The error indicates that the symbols related to N-dimensional array (NDArray) are not defined.

The system reports the error because MXNet 1.4 or earlier is installed in your pip. As a result, the symbols required by Perseus are not exported from libMXNet.so. You can upgrade MXNet to MXNet 1.4 or later, or recompile MXNet and install it again.

What do I do if the system takes a long period of time to start the training script?

You can perform the following operations to accelerate the startup speed of the training script:

Check the CPU load. If the CPU load is heavy, you can configure the following environment variables:

export MXNET_USE_OPERATOR_TUNING=0
export MXNET_USE_NUM_CORES_OPERATOR_TUNING=1
export OMP_NUM_THREADS=1

Reduce the number of threads for the preprocess function.
Perseus runs training jobs as a single process in which single-machine single-GPU training is performed. If the default number of threads is too large, you can reduce the number of threads for the preprocess function proportionally based on the number of GPUs on the machine. For example, if the default number of threads for the preprocess function is 24, and the number of GPUs on your machine is 8, you can reduce the number of threads for the preprocess function to 3 or 4.

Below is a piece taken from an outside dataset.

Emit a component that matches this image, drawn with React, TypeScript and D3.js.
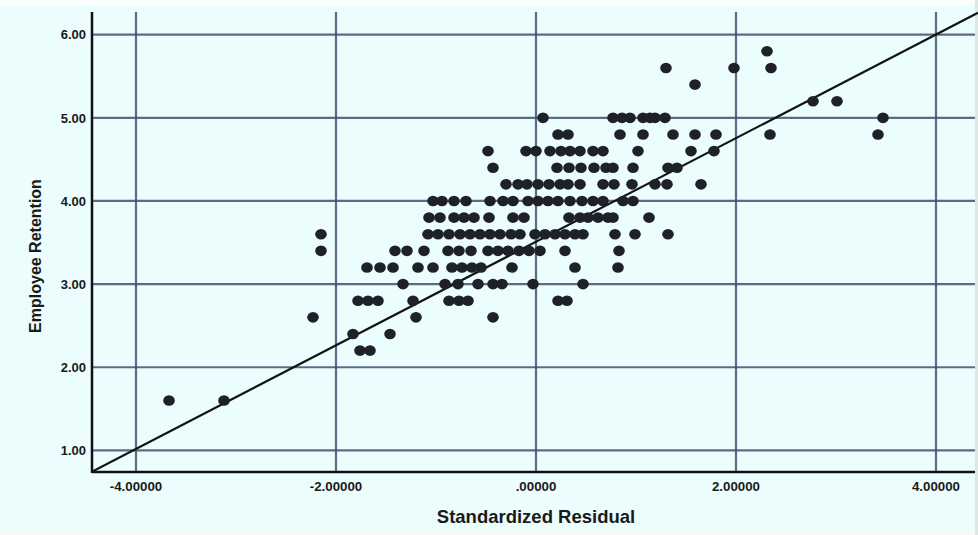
import React, { useEffect, useRef } from 'react';
import * as d3 from 'd3';

// Employee Retention (y) vs Standardized Residual (x), points grouped by retention level
const retentionLevels = [5.8, 5.6, 5.4, 5.2, 5.0, 4.8, 4.6, 4.4, 4.2, 4.0, 3.8, 3.6, 3.4, 3.2, 3.0, 2.8, 2.6, 2.4, 2.2, 1.6];
const residualsByLevel = [
  [2.31],
  [1.3, 1.98, 2.35],
  [1.59],
  [2.77, 3.01],
  [0.07, 0.77, 0.86, 0.94, 1.07, 1.14, 1.19, 1.29, 3.47],
  [0.22, 0.32, 0.84, 1.07, 1.37, 1.59, 1.8, 2.34, 3.42],
  [-0.48, -0.1, 0.0, 0.14, 0.25, 0.34, 0.44, 0.57, 0.67, 1.02, 1.55, 1.78],
  [-0.43, 0.21, 0.33, 0.45, 0.58, 0.7, 0.77, 0.97, 1.32, 1.41],
  [-0.3, -0.18, -0.09, 0.02, 0.13, 0.24, 0.32, 0.44, 0.67, 0.78, 0.96, 1.19, 1.31, 1.65],
  [-1.03, -0.94, -0.82, -0.7, -0.46, -0.33, -0.23, -0.08, 0.02, 0.12, 0.22, 0.34, 0.46, 0.57, 0.67, 0.87, 0.97],
  [-1.07, -0.96, -0.82, -0.72, -0.62, -0.47, -0.23, -0.12, 0.33, 0.44, 0.52, 0.62, 0.72, 0.77, 1.13],
  [-2.15, -1.08, -0.98, -0.87, -0.76, -0.66, -0.56, -0.46, -0.36, -0.25, -0.16, -0.01, 0.09, 0.19, 0.29, 0.39, 0.47, 0.79, 0.99, 1.32],
  [-2.15, -1.41, -1.29, -1.12, -0.88, -0.77, -0.65, -0.48, -0.38, -0.28, -0.17, -0.07, 0.04, 0.29, 0.83],
  [-1.69, -1.56, -1.43, -1.18, -1.03, -0.84, -0.74, -0.64, -0.55, -0.24, 0.39, 0.82],
  [-1.33, -0.91, -0.78, -0.58, -0.43, -0.34, -0.03, 0.47],
  [-1.78, -1.68, -1.58, -1.23, -0.87, -0.77, -0.68, 0.22, 0.31],
  [-2.23, -1.2, -0.43],
  [-1.83, -1.46],
  [-1.76, -1.66],
  [-3.67, -3.12],
];

const xTicks = [-4, -2, 0, 2, 4];
const yTicks = [1, 2, 3, 4, 5, 6];
const xDomain = [-4.44, 4.42];
const yDomain = [0.74, 6.273];

// fit line: retention = intercept + slope * residual
const fitIntercept = 3.51;
const fitSlope = 0.623;

const W = 978;
const H = 535;

const App = () => {
  const svgRef = useRef<SVGSVGElement>(null);

  useEffect(() => {
    const svg = d3.select(svgRef.current);
    svg.selectAll('*').remove();

    const left = 92, right = 978, top = 12, bottom = 472;

    const x = d3.scaleLinear().domain(xDomain).range([left, right]);
    const y = d3.scaleLinear().domain(yDomain).range([bottom, top]);

    // background
    svg.append('rect').attr('width', W).attr('height', H).attr('fill', '#ebfdfd');
    svg.append('rect').attr('width', W).attr('height', 6).attr('fill', '#fbfdfd');
    svg.append('rect').attr('y', 532).attr('width', W).attr('height', 3).attr('fill', '#f6f8f8');
    svg.append('rect').attr('x', 975).attr('width', 3).attr('height', H).attr('fill', '#dfe6e6');

    const gridColor = '#465270';

    // horizontal grid
    svg.selectAll('.hgrid')
      .data(yTicks)
      .join('line')
      .attr('x1', left)
      .attr('x2', 975)
      .attr('y1', d => y(d))
      .attr('y2', d => y(d))
      .attr('stroke', gridColor)
      .attr('stroke-width', 2.2)
      .attr('opacity', 0.85);

    // vertical grid
    svg.selectAll('.vgrid')
      .data(xTicks)
      .join('line')
      .attr('x1', d => x(d))
      .attr('x2', d => x(d))
      .attr('y1', top)
      .attr('y2', bottom)
      .attr('stroke', gridColor)
      .attr('stroke-width', 2.2)
      .attr('opacity', 0.85);

    // axes
    svg.append('line')
      .attr('x1', left).attr('x2', left)
      .attr('y1', top).attr('y2', bottom + 1)
      .attr('stroke', '#111').attr('stroke-width', 2.5);
    svg.append('line')
      .attr('x1', left).attr('x2', 975)
      .attr('y1', bottom).attr('y2', bottom)
      .attr('stroke', '#111').attr('stroke-width', 2.5);

    const font = '"Liberation Sans", Arial, sans-serif';

    // tick labels
    svg.selectAll('.ylab')
      .data(yTicks)
      .join('text')
      .attr('x', 86)
      .attr('y', d => y(d))
      .attr('dy', '0.36em')
      .attr('text-anchor', 'end')
      .style('font-family', font)
      .style('font-weight', 'bold')
      .style('font-size', '13px')
      .style('fill', '#1a1a1a')
      .text(d => d.toFixed(2));

    svg.selectAll('.xlab')
      .data(xTicks)
      .join('text')
      .attr('x', d => x(d))
      .attr('y', 491)
      .attr('text-anchor', 'middle')
      .style('font-family', font)
      .style('font-weight', 'bold')
      .style('font-size', '13.3px')
      .style('fill', '#1a1a1a')
      .text(d => (d === 0 ? '.00000' : d.toFixed(5)));

    // axis titles
    svg.append('text')
      .attr('x', 536)
      .attr('y', 523)
      .attr('text-anchor', 'middle')
      .style('font-family', font)
      .style('font-weight', 'bold')
      .style('font-size', '18.5px')
      .style('fill', '#1a1a1a')
      .text('Standardized Residual');

    svg.append('text')
      .attr('transform', 'translate(41, 256) rotate(-90)')
      .attr('text-anchor', 'middle')
      .style('font-family', font)
      .style('font-weight', 'bold')
      .style('font-size', '16px')
      .style('fill', '#1a1a1a')
      .text('Employee Retention');

    // fit line, clipped to the plot area
    svg.append('clipPath').attr('id', 'plot-clip')
      .append('rect')
      .attr('x', left).attr('y', 0)
      .attr('width', right - left).attr('height', bottom);

    const fitLine = d3.line<number>()
      .x(d => x(d))
      .y(d => y(fitIntercept + fitSlope * d));

    svg.append('path')
      .datum(xDomain)
      .attr('clip-path', 'url(#plot-clip)')
      .attr('fill', 'none')
      .attr('stroke', '#111')
      .attr('stroke-width', 2.2)
      .attr('d', fitLine);

    // points
    const points = retentionLevels.flatMap((level, i) =>
      residualsByLevel[i].map(r => ({ residual: r, retention: level }))
    );

    svg.selectAll('.dot')
      .data(points)
      .join('ellipse')
      .attr('cx', d => x(d.residual))
      .attr('cy', d => y(d.retention))
      .attr('rx', 5.8)
      .attr('ry', 5.3)
      .attr('fill', '#1e2228');
  }, []);

  return (
    <div style={{ position: 'fixed', left: 0, top: 0 }}>
      <svg ref={svgRef} width={W} height={H} style={{ display: 'block' }} />
    </div>
  );
};

export default App;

What do I do if training is performed on a single machine but fails to be performed on multiple machines?

The system reports the create cusolver handle failed error because specific machines that you use for a training job are occupied by another training job. In this case, you can run nvidia-smi by using mpirun to check whether the machines are occupied.